Crap, I rushed this and severely confused myself about what is going
on. It is definitely the case that flipping this check does not give
any benefit. The patch shows a benefit but I'm failing to understand
exactly why. How I ended up here was perf indicating a lot of time spent
on smp_cond_load_acquire() which made me look closely at ttwu_remote()
and looking at function graphs to compare the different types of wakeups
and their timings.

With this patch when netperf is waking the server, netperf is all that
is active with the wakeup completing 3.489 microseconds. If this check
is flipped, the idle thread is running at the same time and clearly
interleaving with netperf in the ftrace function_graph and the wakeup
takes 9.449 microseconds.

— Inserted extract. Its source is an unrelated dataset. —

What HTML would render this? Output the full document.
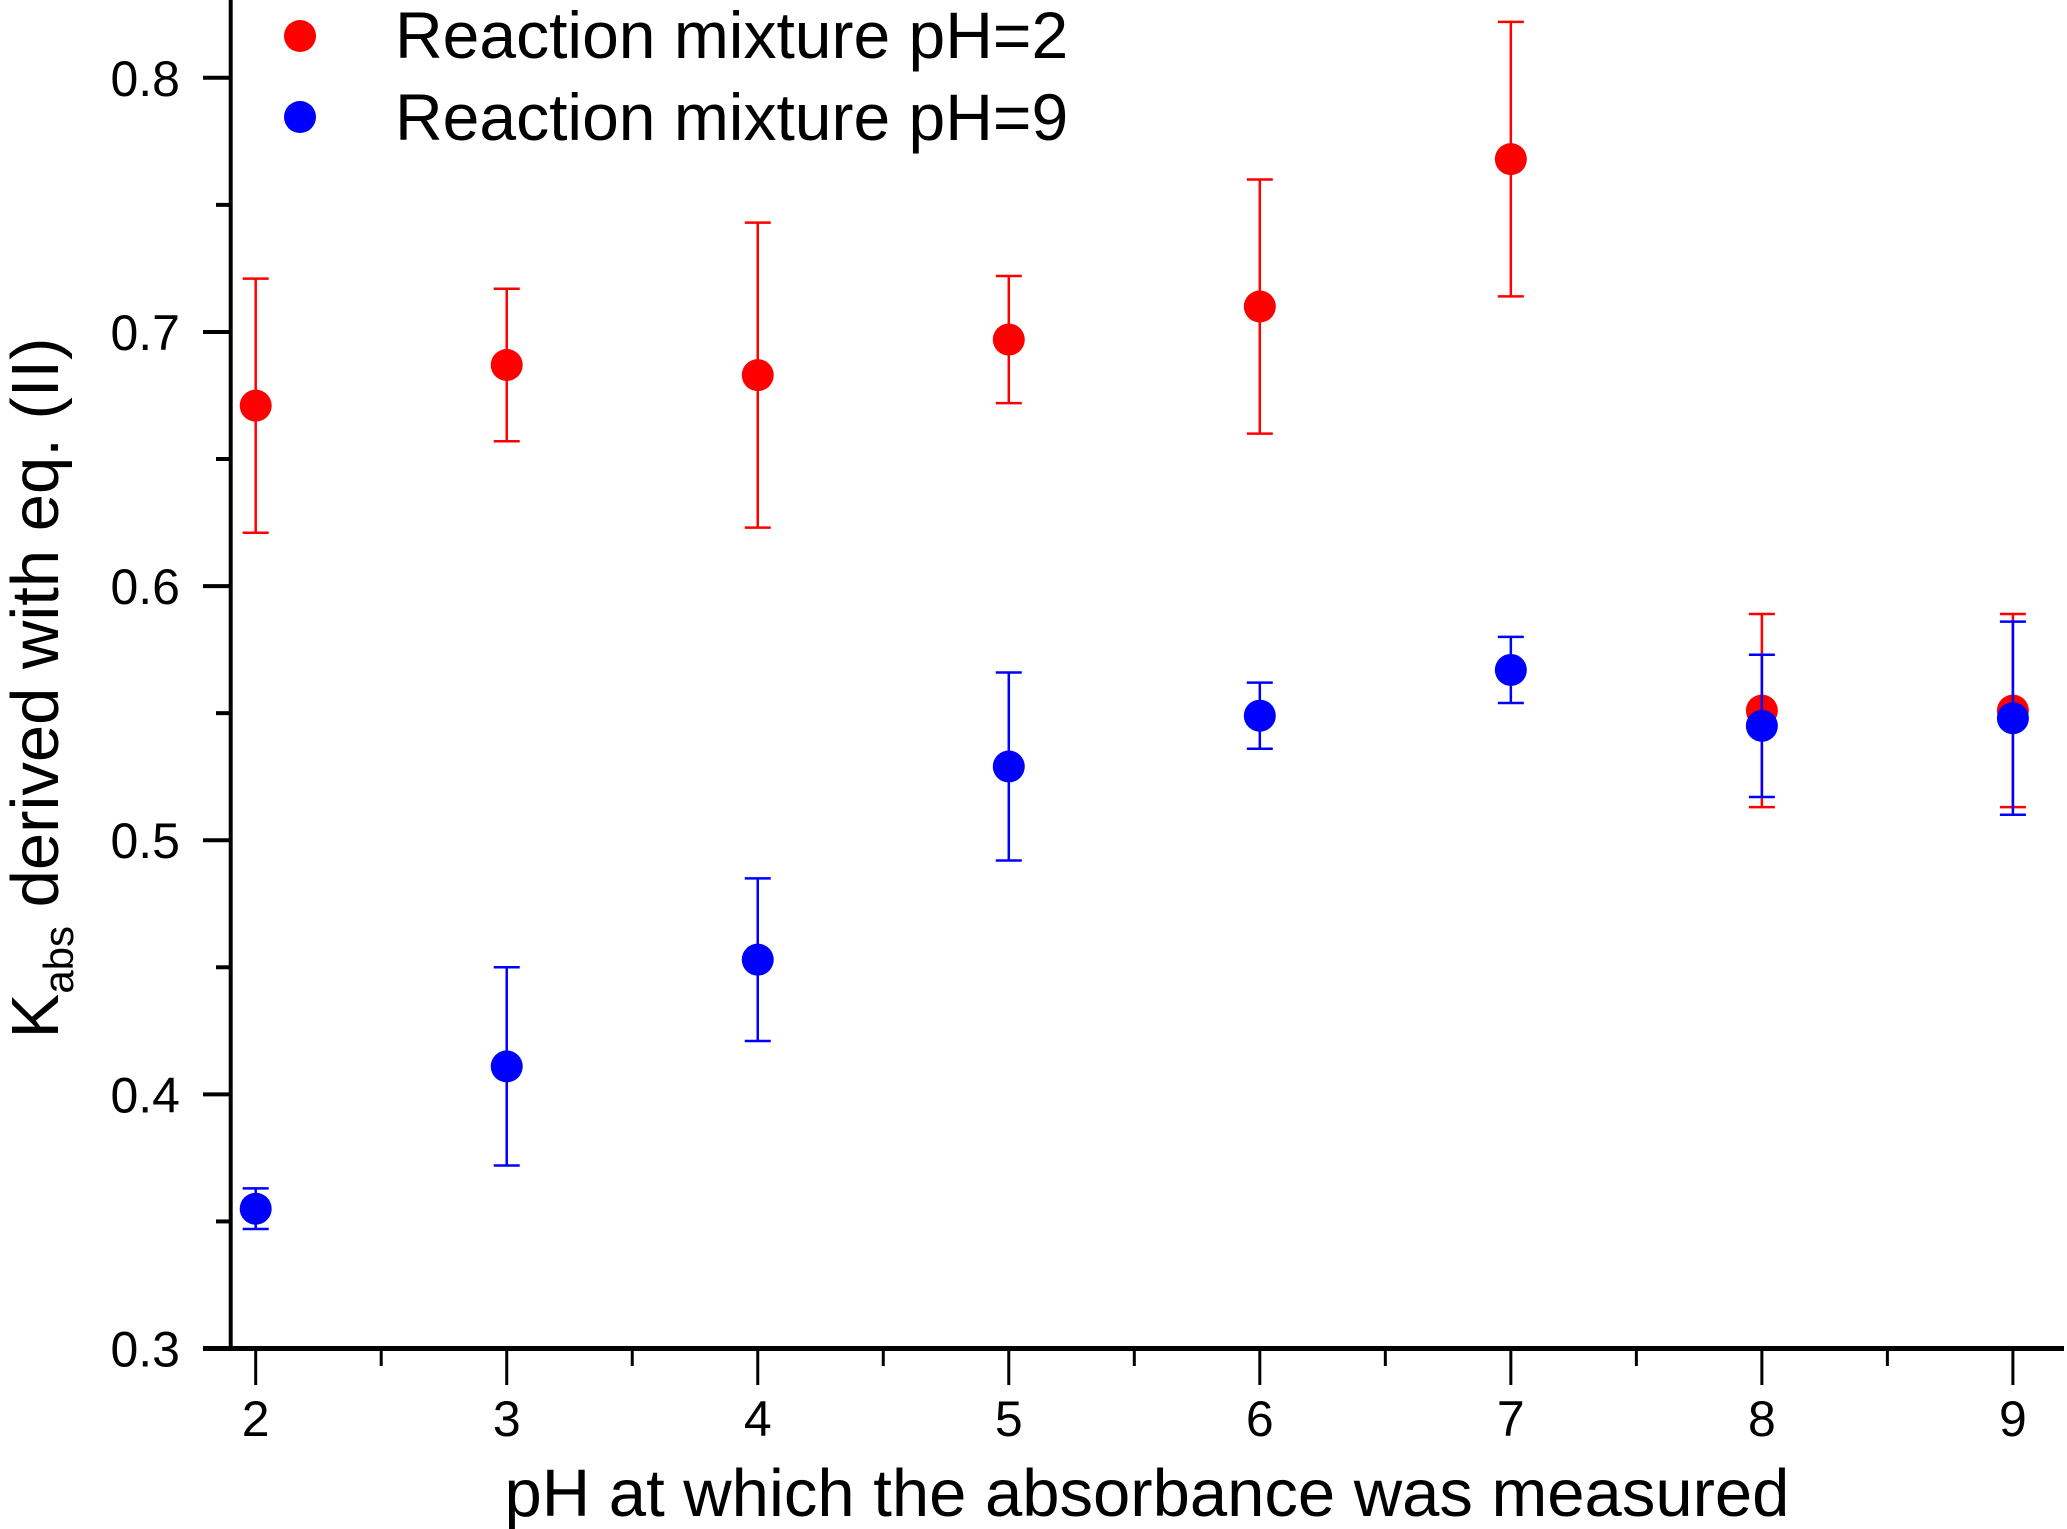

The exact timings vary obviously but it's
what led to the patch -- brute force starting at function_graphs until
something fell out.

> But the subject and comments all seem to suggest the opposite !?
> 

Yeah, I need to think more about why exactly this patch makes a difference.

> Also, this will fail compilation when !defined(TIF_POLLING_NRFLAGG).
> 

I can fix that.

> > +		}
> > +
> >  		sched_clock_cpu(cpu); /* Sync clocks across CPUs */
> >  		ttwu_queue_remote(p, cpu, wake_flags);
> >  		return;
> >  	}
> >  #endif
> >  
> > +activate:
> 
> The labels wants to go inside the ifdef, otherwise GCC will complain
> about unused labels etc..
> 

And that too.

Thanks.

-- 
Mel Gorman
SUSE Labs